Effect of oxidation–reduction potential on an electrochemical Fenton-type process

[Display omitted] •The optimization of an electrochemical Fenton-type process was checked by ORP.•The current efficiency of the process was influenced by both ORP and current density.•The optimal current density depended on the composition of wastewater.•The ORP at the optimal operation was independent of water components like bromide.•The ORP was a better indicator of the optimal operation than current density. This paper reports the relationship between oxidation–reduction potential (ORP), current density and formation of byproducts in an electrochemical Fenton-type process. The ORP at current densities >14.3mA/cm2 using bromide-free water quickly increased to over 1000mV, which indicated the accumulation of hypochlorous acid (HOCl) in water. The current efficiency (CE) for 1,4-dioxane removal strongly depended on the current density and ORP. Both low and high current densities deteriorated the CE owing to the imbalance in the rates of generation of ferrous ions and HOCl. When a high CE was observed, the ORP was smaller by 100–140mV than that in the HOCl rich condition. The formation of chlorate and bromate ions was enhanced when the current density was increased.

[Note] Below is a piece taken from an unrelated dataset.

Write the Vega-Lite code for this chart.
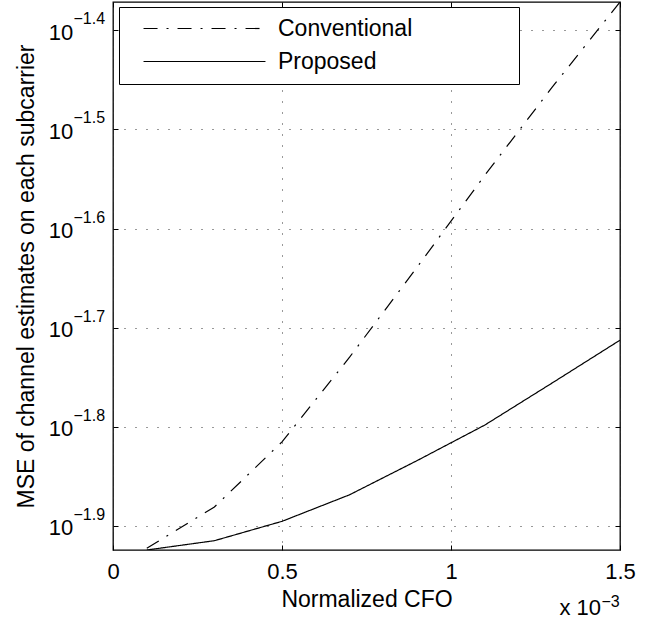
{
  "$schema": "https://vega.github.io/schema/vega-lite/v6.json",
  "width": 507,
  "height": 548,
  "autosize": "none",
  "padding": {"left": 113, "top": 2, "right": 37, "bottom": 76},
  "background": "white",
  "config": {
    "view": {"stroke": "black", "strokeWidth": 1.3},
    "font": "Liberation Sans",
    "axis": {
      "labelFont": "Liberation Sans",
      "labelColor": "black",
      "titleFont": "Liberation Sans",
      "titleFontWeight": "normal",
      "titleColor": "black",
      "tickColor": "black",
      "domain": false
    },
    "legend": {
      "orient": "none",
      "legendX": 6,
      "legendY": 5,
      "padding": 10,
      "strokeColor": "black",
      "fillColor": "white",
      "symbolType": "M-6,0H6",
      "symbolSize": 413,
      "symbolStrokeColor": "black",
      "symbolStrokeWidth": 1.2,
      "labelFont": "Liberation Sans",
      "labelFontSize": 23,
      "labelColor": "black",
      "labelLimit": 500,
      "labelOffset": 62,
      "symbolOffset": 64,
      "rowPadding": 9
    }
  },
  "layer": [
    {
      "data": {
        "values": [
          {"cfo": 0.1, "mse": 0.01195, "scheme": "Conventional"},
          {"cfo": 0.3, "mse": 0.01315, "scheme": "Conventional"},
          {"cfo": 0.5, "mse": 0.01530, "scheme": "Conventional"},
          {"cfo": 0.7, "mse": 0.01863, "scheme": "Conventional"},
          {"cfo": 0.9, "mse": 0.02297, "scheme": "Conventional"},
          {"cfo": 1.1, "mse": 0.02843, "scheme": "Conventional"},
          {"cfo": 1.3, "mse": 0.03491, "scheme": "Conventional"},
          {"cfo": 1.5, "mse": 0.04253, "scheme": "Conventional"},
          {"cfo": 0.1, "mse": 0.01190, "scheme": "Proposed"},
          {"cfo": 0.3, "mse": 0.01216, "scheme": "Proposed"},
          {"cfo": 0.5, "mse": 0.01272, "scheme": "Proposed"},
          {"cfo": 0.7, "mse": 0.01353, "scheme": "Proposed"},
          {"cfo": 0.9, "mse": 0.01465, "scheme": "Proposed"},
          {"cfo": 1.1, "mse": 0.01591, "scheme": "Proposed"},
          {"cfo": 1.3, "mse": 0.01755, "scheme": "Proposed"},
          {"cfo": 1.5, "mse": 0.01938, "scheme": "Proposed"}
        ]
      },
      "mark": {"type": "line", "color": "black", "strokeWidth": 1.2, "clip": true},
      "encoding": {
        "x": {
          "field": "cfo", "type": "quantitative",
          "scale": {"domain": [0, 1.5], "nice": false, "zero": false},
          "axis": {
            "orient": "bottom",
            "values": [0, 0.5, 1, 1.5],
            "format": "~g",
            "labelFontSize": 22,
            "labelPadding": 16.5,
            "labelFlush": false,
            "tickSize": -5,
            "grid": true,
            "gridColor": "#333",
            "gridDash": [1, 10],
            "gridWidth": 1,
            "title": "Normalized CFO",
            "titleFontSize": 23,
            "titleBaseline": "alphabetic",
            "titleX": 253.5,
            "titleY": 56
          }
        },
        "y": {
          "field": "mse", "type": "quantitative",
          "scale": {"type": "log", "domain": [0.0119, 0.04253], "nice": false, "zero": false},
          "axis": {
            "orient": "left",
            "values": [0.012589254, 0.015848932, 0.019952623, 0.025118864, 0.031622777, 0.039810717],
            "labelExpr": "'10'",
            "labelFontSize": 22,
            "labelAlign": "right",
            "labelBaseline": "alphabetic",
            "labelOffset": 9,
            "labelPadding": 45.3,
            "tickSize": -5,
            "grid": true,
            "gridColor": "#333",
            "gridDash": [1, 10],
            "gridWidth": 1,
            "title": "MSE of channel estimates on each subcarrier",
            "titleFontSize": 23,
            "titleAngle": -90,
            "titleBaseline": "alphabetic",
            "titleX": -80,
            "titleY": 274
          }
        },
        "strokeDash": {
          "field": "scheme", "type": "nominal",
          "scale": {"domain": ["Conventional", "Proposed"], "range": [[14, 9, 2, 9], [1, 0]]},
          "legend": {
            "title": null,
            "labelExpr": "datum.label + '\u00a0\u00a0\u00a0\u00a0\u00a0\u00a0\u00a0\u00a0\u00a0\u00a0\u00a0\u00a0\u00a0\u00a0\u00a0\u200b'"
          }
        }
      }
    },
    {
      "data": {
        "values": [
          {"v": 0.012589254, "e": "−1.9"},
          {"v": 0.015848932, "e": "−1.8"},
          {"v": 0.019952623, "e": "−1.7"},
          {"v": 0.025118864, "e": "−1.6"},
          {"v": 0.031622777, "e": "−1.5"},
          {"v": 0.039810717, "e": "−1.4"}
        ]
      },
      "mark": {"type": "text", "align": "left", "baseline": "alphabetic", "fontSize": 16, "dx": -39.5, "dy": -6, "color": "black"},
      "encoding": {
        "x": {
          "datum": 0, "type": "quantitative",
          "axis": {"orient": "top", "values": [0, 0.5, 1, 1.5], "labels": false, "tickSize": -5, "grid": false, "title": null}
        },
        "y": {
          "field": "v", "type": "quantitative",
          "axis": {"orient": "right", "values": [0.012589254, 0.015848932, 0.019952623, 0.025118864, 0.031622777, 0.039810717], "labels": false, "tickSize": -5, "grid": false, "title": null}
        },
        "text": {"field": "e"}
      }
    },
    {
      "data": {"values": [{"x": 1.5, "y": 0.0119, "t": "x 10", "e": "−3"}]},
      "layer": [
        {
          "mark": {"type": "text", "align": "right", "baseline": "alphabetic", "fontSize": 22, "dx": -19, "dy": 65, "color": "black"},
          "encoding": {
            "x": {"field": "x", "type": "quantitative", "axis": null},
            "y": {"field": "y", "type": "quantitative", "axis": null},
            "text": {"field": "t"}
          }
        },
        {
          "mark": {"type": "text", "align": "left", "baseline": "alphabetic", "fontSize": 16, "dx": -18.5, "dy": 57, "color": "black"},
          "encoding": {
            "x": {"field": "x", "type": "quantitative", "axis": null},
            "y": {"field": "y", "type": "quantitative", "axis": null},
            "text": {"field": "e"}
          }
        }
      ]
    }
  ],
  "resolve": {"axis": {"x": "independent", "y": "independent"}}
}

However, the formation of these ions was significantly constrained at the optimal current density. The optimal current density depended on the composition of wastewater, and it shifted to relatively lower values upon the addition of Br−, whereas the ORP, under optimal conditions, was more stable compared to the current density. Consequently, the ORP was considered to be a more suitable indicator for the optimal operation of the electrochemical Fenton-type process compared to the current density.